In Iran, i conti bancari delle donne che non portano il velo saranno bloccati. Lo ha reso noto Hossein Jalali, membro della commissione Cultura del parlamento di Teheran, come riportato dal quotidiano Shargh. Lo stesso Jalali, lunedì aveva fatto riferimento a nuovi provvedimenti da mettere in pratica nelle prossime settimane riguardo all'uso del velo in pubblico, obbligatorio nella Repubblica islamica fin dalla sua fondazione nel 1979.
Jalali aveva annunciato un piano che prevede regole più severe sull'hijab e che sarà ratificato tra 15 giorni, come aveva fatto sapere il quotidiano riformista Shargh pubblicando un video del membro della commissione Cultura del parlamento di Teheran che parla a un'assemblea di donne nella città di Qom.
Prima sms a donne senza velo, poi punizioni più alte - Jalali ha inoltre affermato che il costo da pagare per le donne che non indossano l'hijab sarà più alto, come riporta Bbc Persian. Jalali ha spiegato come sarà il programma, allo studio, per l'applicazione dell'uso dell'hijab: invece delle "pattuglie della polizia morale", ha detto, le persone che non indossano il velo saranno avvisate tramite messaggi, prima di passare alle punizioni. "Non ci sarà alcun ritiro dal piano dell'hijab perché il ritiro significa il ritiro della Repubblica islamica", ha detto.
Il pugno duro di Teheran - Lunedì, Teheran ha annunciato che manderà "presto" al patibolo chi è stato condannato per aver preso parte alle proteste che infiammano il Paese da quasi tre mesi, mentre le forze dell'ordine "non esiteranno a fronteggiare duramente i rivoltosi" fino a "sconfiggere il fronte unito dei nemici". Il monito è arrivato dalle Guardie della rivoluzione, mentre il mondo è sempre più scettico sul controverso annuncio dell'abolizione della polizia morale. Ma nemmeno le nuove minacce del regime degli ayatollah sono riuscite a fermare la protesta divampata dopo la morte di Mahsa Amini, la 22enne uccisa a bastonate il 16 settembre a Teheran perché non portava il velo in modo corretto. E' infatti in corso uno sciopero di tre giorni. L'iniziativa andrà avanti fino a mercoledì, quando in Iran si celebra 'la giornata dello studente' e in uno degli atenei del Paese è in programma un discorso del presidente ultraconservatore Ebrahim Raisi.

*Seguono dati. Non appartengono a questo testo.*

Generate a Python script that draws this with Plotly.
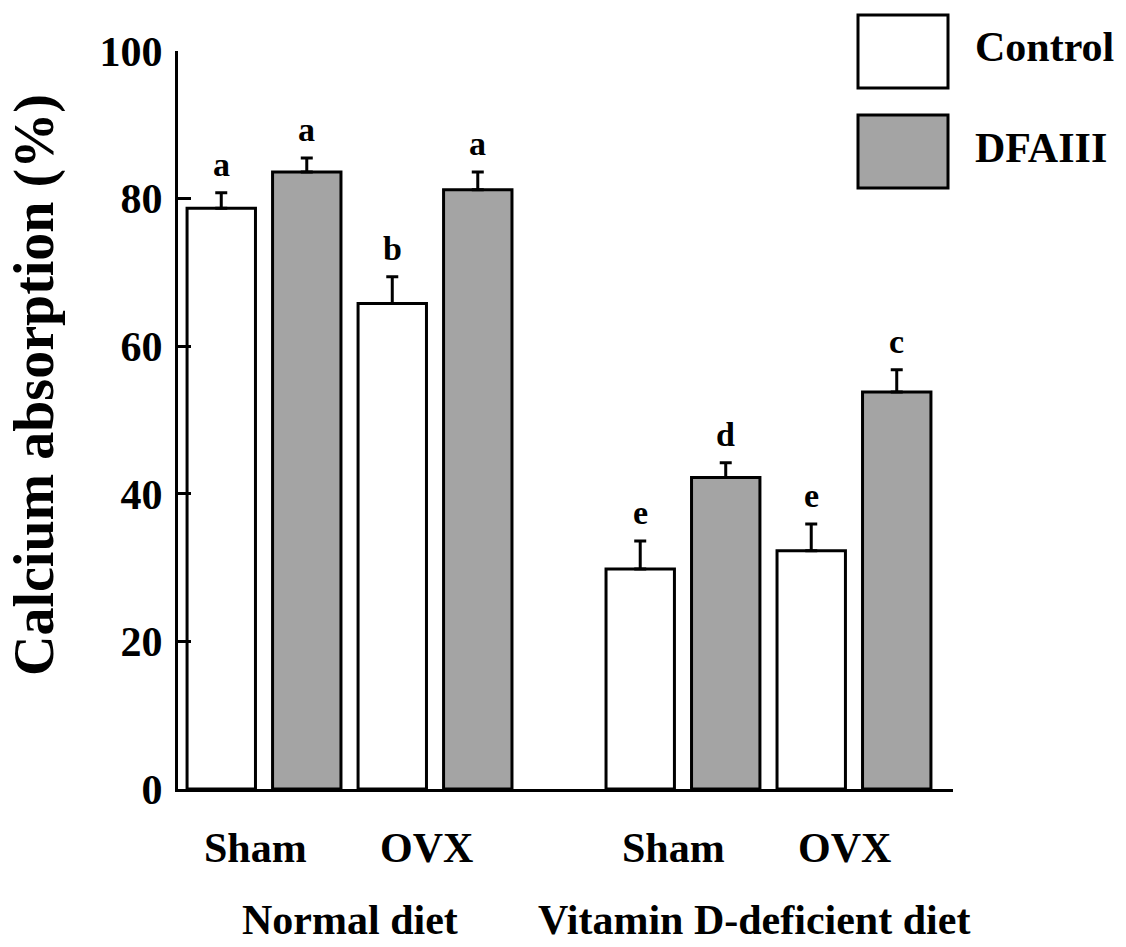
import plotly.graph_objects as go

# ---- data ----
diets = ["Normal diet", "Vitamin D-deficient diet"]
groups = ["Sham", "OVX", "Sham", "OVX"]
group_diet = [0, 0, 1, 1]
control_vals = [78.7, 65.8, 29.8, 32.3]
control_err = [2.1, 3.6, 3.8, 3.6]
control_sig = ["a", "b", "e", "e"]
dfa_vals = [83.6, 81.2, 42.2, 53.8]
dfa_err = [1.9, 2.4, 2.0, 3.0]
dfa_sig = ["a", "a", "d", "c"]
y_ticks = [0, 20, 40, 60, 80, 100]

# ---- layout constants (page pixels; the page body adds an 8px margin) ----
OFF = 8
W, H = 1126 - 2 * OFF, 947 - 2 * OFF
PLOT_L, PLOT_R, PLOT_T, PLOT_B = 178, 953, 51, 789   # page pixels
L = PLOT_L - OFF
R = W - (PLOT_R - OFF)
T = PLOT_T - OFF
B = H - (PLOT_B - OFF)
diet_gap = 1.45
half_pitch = 0.25
bar_w = 0.4
x_range = [-0.503, 4.029]
FONT = "Liberation Serif, Times New Roman, serif"
GRAY = "#a4a4a4"

centers = []
for i, d in enumerate(group_diet):
    within = i - 2 * d
    centers.append(within + d * (1 + diet_gap))
x_ctrl = [c - half_pitch for c in centers]
x_dfa = [c + half_pitch for c in centers]

pw = PLOT_R - PLOT_L
ph = PLOT_B - PLOT_T
def px_x(p):
    return (p - PLOT_L) / pw
def px_y(p):
    return (PLOT_B - p) / ph

fig = go.Figure()
fig.add_trace(go.Bar(
    x=x_ctrl, y=control_vals, width=bar_w, name="Control",
    marker=dict(color="white", line=dict(color="black", width=3)),
    error_y=dict(type="data", array=control_err, arrayminus=[0] * 4, symmetric=False,
                 color="black", thickness=3, width=6),
))
fig.add_trace(go.Bar(
    x=x_dfa, y=dfa_vals, width=bar_w, name="DFAIII",
    marker=dict(color=GRAY, line=dict(color="black", width=3)),
    error_y=dict(type="data", array=dfa_err, arrayminus=[0] * 4, symmetric=False,
                 color="black", thickness=3, width=6),
))

ann = []
for xs, vs, es, ss in [(x_ctrl, control_vals, control_err, control_sig),
                       (x_dfa, dfa_vals, dfa_err, dfa_sig)]:
    for x, v, e, s in zip(xs, vs, es, ss):
        ann.append(dict(x=x, y=v + e, xref="x", yref="y", text="<b>%s</b>" % s,
                        showarrow=False, yanchor="bottom", yshift=8,
                        font=dict(family=FONT, size=34, color="black")))

# group labels
for c, g in zip(centers, groups):
    ann.append(dict(x=c, y=px_y(848), xref="x", yref="paper", text="<b>%s</b>" % g,
                    showarrow=False, xanchor="center", yanchor="middle", xshift=-9,
                    font=dict(family=FONT, size=42, color="black")))
# diet labels
for d, name in enumerate(diets):
    cs = [c for c, gd in zip(centers, group_diet) if gd == d]
    mid = sum(cs) / len(cs)
    ann.append(dict(x=mid, y=px_y(920), xref="x", yref="paper", text="<b>%s</b>" % name,
                    showarrow=False, xanchor="center", yanchor="middle",
                    xshift=0 if d == 0 else -14,
                    font=dict(family=FONT, size=42, color="black")))

# y title
ann.append(dict(x=px_x(34), y=px_y(385), xref="paper", yref="paper",
                text="<b>Calcium absorption (%)</b>", textangle=-90, showarrow=False,
                xanchor="center", yanchor="middle",
                font=dict(family=FONT, size=56, color="black")))

# legend
shapes = []
legend_items = [("Control", "white", 15, 88), ("DFAIII", GRAY, 115, 188)]
for name, col, y0, y1 in legend_items:
    shapes.append(dict(type="rect", xref="paper", yref="paper",
                       x0=px_x(858), x1=px_x(948), y0=px_y(y1), y1=px_y(y0),
                       fillcolor=col, line=dict(color="black", width=3)))
    ann.append(dict(x=px_x(973), y=px_y((y0 + y1) / 2 - 4), xref="paper", yref="paper",
                    text="<b>%s</b>" % name, showarrow=False, xanchor="left", yanchor="middle",
                    font=dict(family=FONT, size=42, color="black")))

fig.update_layout(
    width=W, height=H, margin=dict(l=L, r=R, t=T, b=B),
    paper_bgcolor="white", plot_bgcolor="white",
    barmode="overlay", showlegend=False,
    annotations=ann, shapes=shapes,
    xaxis=dict(range=x_range, showticklabels=False, ticks="", showgrid=False,
               zeroline=False, showline=True, linecolor="black", linewidth=3),
    yaxis=dict(range=[0, 100], tickvals=y_ticks, ticks="inside", ticklen=13,
               tickwidth=3, tickcolor="black", showgrid=False, zeroline=False,
               showline=True, linecolor="black", linewidth=3, ticklabelstandoff=4,
               tickfont=dict(family=FONT, size=42, color="black", weight="bold")),
)
fig.write_html("out.html")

Il leader iraniano, assieme alla Guida suprema Ali Khamenei, è stato già duramente contestato in questi mesi dagli universitari, che continuano a protestare con sit-in mentre gli attivisti sui social promettono che presto arriverà "il giorno del giudizio della Repubblica islamica", denunciando limitazioni all'uso di Internet sempre più stringenti. Le imminenti impiccagioni per alcuni dei manifestanti arrestati annunciate dalla magistratura arrivano dopo che nei giorni scorsi Amnesty International aveva denunciato il rischio di condanna a morte per 28 manifestanti catturati, tra cui tre minorenni. Un timore accresciuto dai dati sulla pena capitale in Iran: secondo l'ong Iran Human Rights, con sede a Olso, dall'inizio dell'anno almeno 504 persone sono già state "giustiziate" per diversi reati. Il mondo della cultura ha sostenuto le dimostrazioni fin dall'inizio e almeno 40 persone impiegate nel cinema e nel teatro sono state arrestate mentre 150 hanno subito restrizioni, tra convocazioni o divieti a lasciare il Paese.
Per il momento resta poi ancora senza conferme ufficiali l'abolizione, annunciata da un magistrato, della polizia morale, lo stesso organo che aveva messo in custodia Mahsa Amini. Secondo molti osservatori, si tratterebbe solo di un ridispiegamento degli agenti in altre unità, che continuerebbero a reprimere quelle libertà di usi e costumi cui i giovani iraniani anelano. Dubbi sono stati espressi anche dal governo tedesco e dall'amministrazione Usa, secondo cui al momento "nulla indica" che il regime abbia intenzione di migliorare la condizione delle donne. "Vedremo se la scelta di sciogliere la polizia morale sia la verità, se fosse vero sarebbe un messaggio positivo, ma aspettiamo", è stato il commento prudente del ministro degli Esteri Antonio Tajani che ha ribadito la condanna delle "violenze nei confronti delle donne e della popolazione civile".